Une fois ce premier mouvement achevé, les musiciens disparaissent en coulisse, et sont remplacés par sept danseurs vêtus de noir. Imitant les formes dessinées à la craie sur le plateau, ils épousent un motif de spirale presque incantatoire, alors que c’est le bruit de leur respiration et de leurs pieds sur le sol qui les accompagnent : souffle et corps, les motifs séminaux qui parcourent l’œuvre d’Anne Teresa de Keersmaeker sont bien présents. Et si la grammaire du mouvement semble d’abord facile à déchiffrer (ils marchent, ils courent, ils tournent sur eux-mêmes, ils se laissent tomber avant de se redresser pour repartir de plus belle), on se rend vite compte qu’ils suivent chacun un schéma bien particulier et qui complexifie intensément la lecture de la chorégraphie millimétrée de De Keersmaeker.
Les musiciens d’Ictus rejoignent les danseurs au cours de ce deuxième mouvement : le public prend alors conscience que les corps des danseurs incarnent la musique de Grisey plus qu’ils ne dansent dessus.

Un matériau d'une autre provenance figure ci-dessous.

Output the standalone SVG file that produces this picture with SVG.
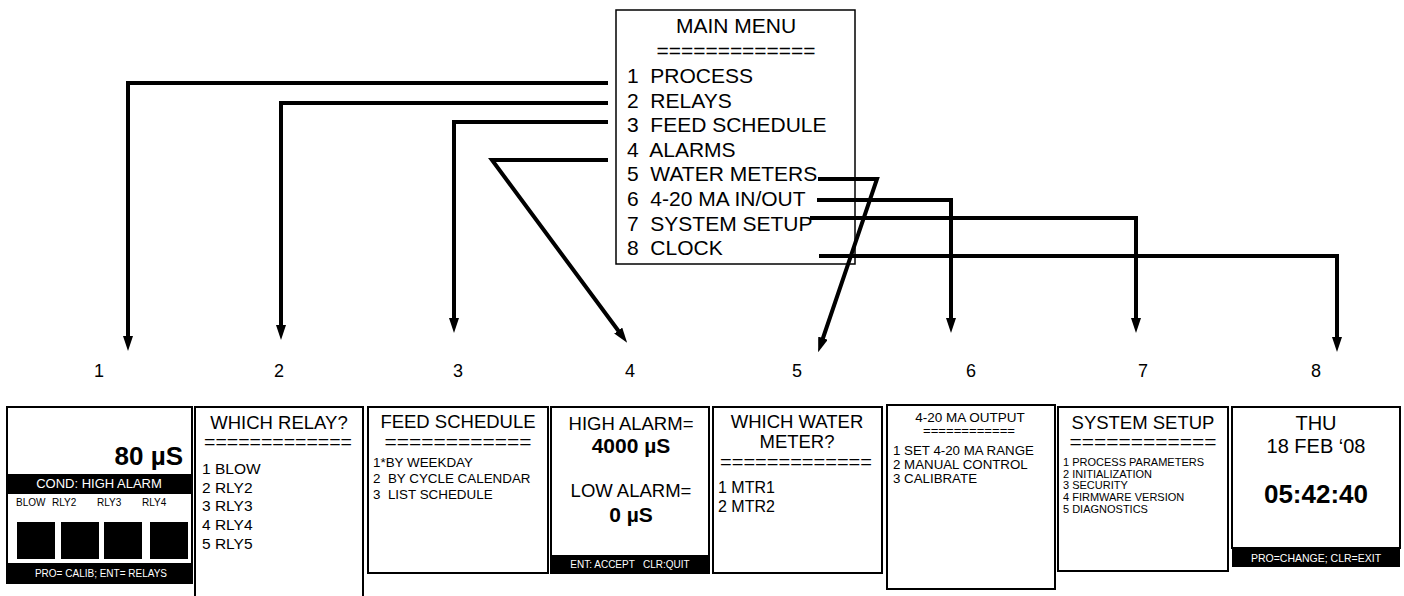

Le motif de la spirale devient si entêtant que l’on se sent happé par le plateau, comme hypnotisé. La lumière tombe peu à peu, le son de la musique diminue lentement, à tel point que l’on n’est pas sûr de s’être rendu compte que tout s’était arrêté – et que Vortex Temporum venait de s’achever, modifiant au passage l’ensemble de nos perceptions sensorielles. Une pièce exigeante, plus ramassée et plus intense encore que les dernières créations de De Keersmaeker, peut-être un peu ardue à appréhender, mais dont l’importance et la force sont indéniables.